• _PROBLEM REQUIREMENTS_: Output the material word for word. Leave each picture out.

• _SOURCE EXCERPT_:
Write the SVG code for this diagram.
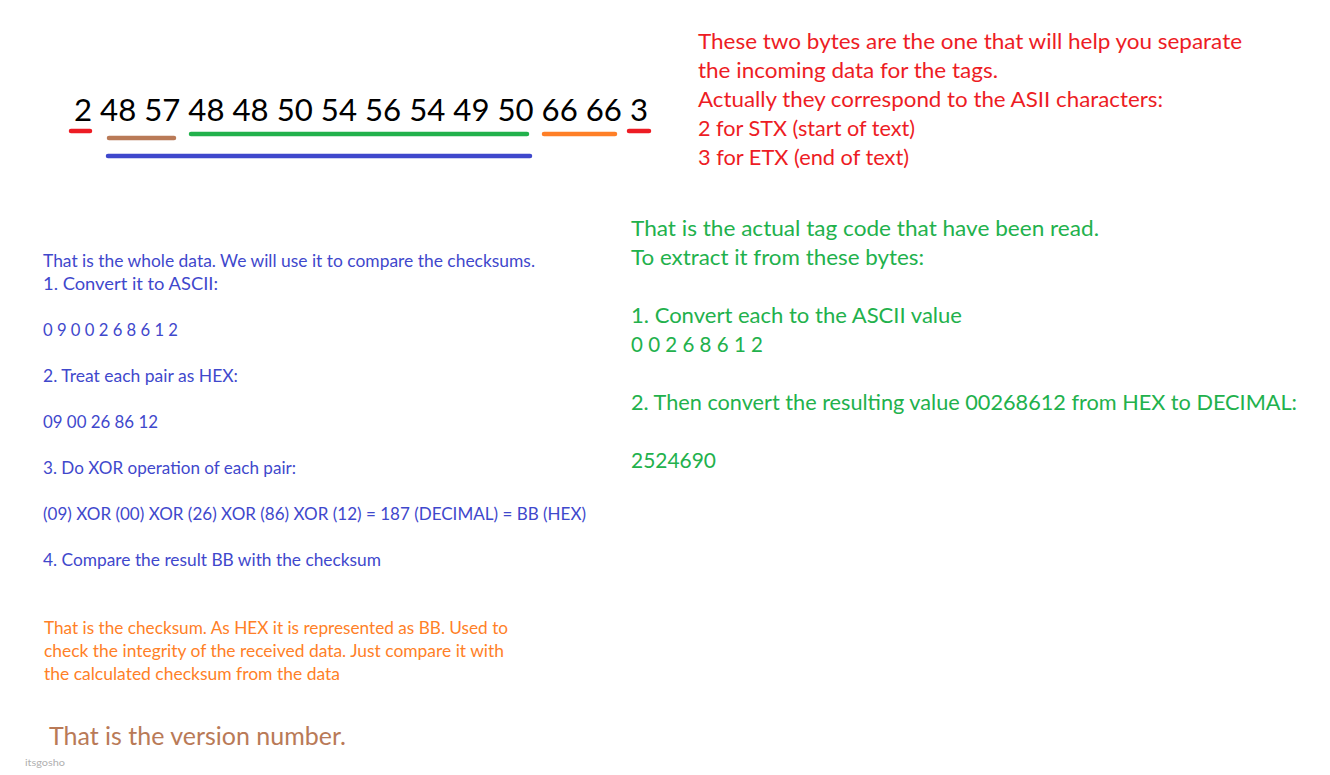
<svg xmlns="http://www.w3.org/2000/svg" width="1330" height="775" viewBox="0 0 1330 775">
<style>
text{font-family:Lato,"Open Sans","Liberation Sans",sans-serif;}
.num{font-size:30px;fill:#000;}
.red{font-size:21.5px;fill:#ed1c24;}
.green{font-size:21.5px;fill:#22b14c;}
.blue{font-size:17px;fill:#3f48cc;}
.orange{font-size:17px;fill:#ff7f27;}
.brown{font-size:25px;fill:#b97a57;}
.sig{font-size:10px;fill:#b0b0b0;}
.u{stroke-width:4.5;stroke-linecap:round;fill:none;}
</style>
<rect width="1330" height="775" fill="#fff"/>
<g id="bytes">
<text class="num" x="74" y="121" textLength="574" lengthAdjust="spacingAndGlyphs">2 48 57 48 48 50 54 56 54 49 50 66 66 3</text>
</g>
<g id="connectors">
<line class="u" x1="71" y1="131" x2="90" y2="131" stroke="#ed1c24"/>
<line class="u" x1="629" y1="131" x2="649" y2="131" stroke="#ed1c24"/>
<line class="u" x1="109" y1="138" x2="174" y2="138" stroke="#b97a57"/>
<line class="u" x1="191" y1="134" x2="527" y2="134" stroke="#22b14c"/>
<line class="u" x1="544" y1="134" x2="615" y2="134" stroke="#ff7f27"/>
<line class="u" x1="108" y1="156" x2="530" y2="156" stroke="#3f48cc"/>
</g>
<g id="stx-etx-note">
<text class="red" x="698" y="49" textLength="544" lengthAdjust="spacingAndGlyphs">These two bytes are the one that will help you separate</text>
<text class="red" x="698" y="78" textLength="300" lengthAdjust="spacingAndGlyphs">the incoming data for the tags.</text>
<text class="red" x="698" y="107" textLength="465" lengthAdjust="spacingAndGlyphs">Actually they correspond to the ASII characters:</text>
<text class="red" x="698" y="136" textLength="217" lengthAdjust="spacingAndGlyphs">2 for STX (start of text)</text>
<text class="red" x="698" y="165" textLength="211" lengthAdjust="spacingAndGlyphs">3 for ETX (end of text)</text>
</g>
<g id="tag-note">
<text class="green" x="631" y="236" textLength="468" lengthAdjust="spacingAndGlyphs">That is the actual tag code that have been read.</text>
<text class="green" x="631" y="265" textLength="293" lengthAdjust="spacingAndGlyphs">To extract it from these bytes:</text>
<text class="green" x="631" y="323" textLength="331" lengthAdjust="spacingAndGlyphs">1. Convert each to the ASCII value</text>
<text class="green" x="631" y="352" textLength="132" lengthAdjust="spacingAndGlyphs">0 0 2 6 8 6 1 2</text>
<text class="green" x="631" y="410" textLength="666" lengthAdjust="spacingAndGlyphs">2. Then convert the resulting value 00268612 from HEX to DECIMAL:</text>
<text class="green" x="631" y="468" textLength="85" lengthAdjust="spacingAndGlyphs">2524690</text>
</g>
<g id="data-note">
<text class="blue" x="43" y="267" textLength="492" lengthAdjust="spacingAndGlyphs">That is the whole data. We will use it to compare the checksums.</text>
<text class="blue" x="43" y="290" textLength="175" lengthAdjust="spacingAndGlyphs">1. Convert it to ASCII:</text>
<text class="blue" x="43" y="336" textLength="135" lengthAdjust="spacingAndGlyphs">0 9 0 0 2 6 8 6 1 2</text>
<text class="blue" x="43" y="382" textLength="195" lengthAdjust="spacingAndGlyphs">2. Treat each pair as HEX:</text>
<text class="blue" x="43" y="428" textLength="115" lengthAdjust="spacingAndGlyphs">09 00 26 86 12</text>
<text class="blue" x="43" y="474" textLength="253" lengthAdjust="spacingAndGlyphs">3. Do XOR operation of each pair:</text>
<text class="blue" x="43" y="520" textLength="543" lengthAdjust="spacingAndGlyphs">(09) XOR (00) XOR (26) XOR (86) XOR (12) = 187 (DECIMAL) = BB (HEX)</text>
<text class="blue" x="43" y="566" textLength="338" lengthAdjust="spacingAndGlyphs">4. Compare the result BB with the checksum</text>
</g>
<g id="checksum-note">
<text class="orange" x="44" y="634" textLength="464" lengthAdjust="spacingAndGlyphs">That is the checksum. As HEX it is represented as BB. Used to</text>
<text class="orange" x="44" y="657" textLength="460" lengthAdjust="spacingAndGlyphs">check the integrity of the received data. Just compare it with</text>
<text class="orange" x="44" y="680" textLength="296" lengthAdjust="spacingAndGlyphs">the calculated checksum from the data</text>
</g>
<g id="version-note">
<text class="brown" x="49" y="745" textLength="297" lengthAdjust="spacingAndGlyphs">That is the version number.</text>
</g>
<text class="sig" x="25" y="766" textLength="40" lengthAdjust="spacingAndGlyphs">itsgosho</text>
</svg>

• _SOLUTION FOR THIS TASK_:
Write the SVG code for this diagram.
<svg xmlns="http://www.w3.org/2000/svg" width="1330" height="775" viewBox="0 0 1330 775">
<style>
text{font-family:Lato,"Open Sans","Liberation Sans",sans-serif;}
.num{font-size:30px;fill:#000;}
.red{font-size:21.5px;fill:#ed1c24;}
.green{font-size:21.5px;fill:#22b14c;}
.blue{font-size:17px;fill:#3f48cc;}
.orange{font-size:17px;fill:#ff7f27;}
.brown{font-size:25px;fill:#b97a57;}
.sig{font-size:10px;fill:#b0b0b0;}
.u{stroke-width:4.5;stroke-linecap:round;fill:none;}
</style>
<rect width="1330" height="775" fill="#fff"/>
<g id="bytes">
<text class="num" x="74" y="121" textLength="574" lengthAdjust="spacingAndGlyphs">2 48 57 48 48 50 54 56 54 49 50 66 66 3</text>
</g>
<g id="connectors">
<line class="u" x1="71" y1="131" x2="90" y2="131" stroke="#ed1c24"/>
<line class="u" x1="629" y1="131" x2="649" y2="131" stroke="#ed1c24"/>
<line class="u" x1="109" y1="138" x2="174" y2="138" stroke="#b97a57"/>
<line class="u" x1="191" y1="134" x2="527" y2="134" stroke="#22b14c"/>
<line class="u" x1="544" y1="134" x2="615" y2="134" stroke="#ff7f27"/>
<line class="u" x1="108" y1="156" x2="530" y2="156" stroke="#3f48cc"/>
</g>
<g id="stx-etx-note">
<text class="red" x="698" y="49" textLength="544" lengthAdjust="spacingAndGlyphs">These two bytes are the one that will help you separate</text>
<text class="red" x="698" y="78" textLength="300" lengthAdjust="spacingAndGlyphs">the incoming data for the tags.</text>
<text class="red" x="698" y="107" textLength="465" lengthAdjust="spacingAndGlyphs">Actually they correspond to the ASII characters:</text>
<text class="red" x="698" y="136" textLength="217" lengthAdjust="spacingAndGlyphs">2 for STX (start of text)</text>
<text class="red" x="698" y="165" textLength="211" lengthAdjust="spacingAndGlyphs">3 for ETX (end of text)</text>
</g>
<g id="tag-note">
<text class="green" x="631" y="236" textLength="468" lengthAdjust="spacingAndGlyphs">That is the actual tag code that have been read.</text>
<text class="green" x="631" y="265" textLength="293" lengthAdjust="spacingAndGlyphs">To extract it from these bytes:</text>
<text class="green" x="631" y="323" textLength="331" lengthAdjust="spacingAndGlyphs">1. Convert each to the ASCII value</text>
<text class="green" x="631" y="352" textLength="132" lengthAdjust="spacingAndGlyphs">0 0 2 6 8 6 1 2</text>
<text class="green" x="631" y="410" textLength="666" lengthAdjust="spacingAndGlyphs">2. Then convert the resulting value 00268612 from HEX to DECIMAL:</text>
<text class="green" x="631" y="468" textLength="85" lengthAdjust="spacingAndGlyphs">2524690</text>
</g>
<g id="data-note">
<text class="blue" x="43" y="267" textLength="492" lengthAdjust="spacingAndGlyphs">That is the whole data. We will use it to compare the checksums.</text>
<text class="blue" x="43" y="290" textLength="175" lengthAdjust="spacingAndGlyphs">1. Convert it to ASCII:</text>
<text class="blue" x="43" y="336" textLength="135" lengthAdjust="spacingAndGlyphs">0 9 0 0 2 6 8 6 1 2</text>
<text class="blue" x="43" y="382" textLength="195" lengthAdjust="spacingAndGlyphs">2. Treat each pair as HEX:</text>
<text class="blue" x="43" y="428" textLength="115" lengthAdjust="spacingAndGlyphs">09 00 26 86 12</text>
<text class="blue" x="43" y="474" textLength="253" lengthAdjust="spacingAndGlyphs">3. Do XOR operation of each pair:</text>
<text class="blue" x="43" y="520" textLength="543" lengthAdjust="spacingAndGlyphs">(09) XOR (00) XOR (26) XOR (86) XOR (12) = 187 (DECIMAL) = BB (HEX)</text>
<text class="blue" x="43" y="566" textLength="338" lengthAdjust="spacingAndGlyphs">4. Compare the result BB with the checksum</text>
</g>
<g id="checksum-note">
<text class="orange" x="44" y="634" textLength="464" lengthAdjust="spacingAndGlyphs">That is the checksum. As HEX it is represented as BB. Used to</text>
<text class="orange" x="44" y="657" textLength="460" lengthAdjust="spacingAndGlyphs">check the integrity of the received data. Just compare it with</text>
<text class="orange" x="44" y="680" textLength="296" lengthAdjust="spacingAndGlyphs">the calculated checksum from the data</text>
</g>
<g id="version-note">
<text class="brown" x="49" y="745" textLength="297" lengthAdjust="spacingAndGlyphs">That is the version number.</text>
</g>
<text class="sig" x="25" y="766" textLength="40" lengthAdjust="spacingAndGlyphs">itsgosho</text>
</svg>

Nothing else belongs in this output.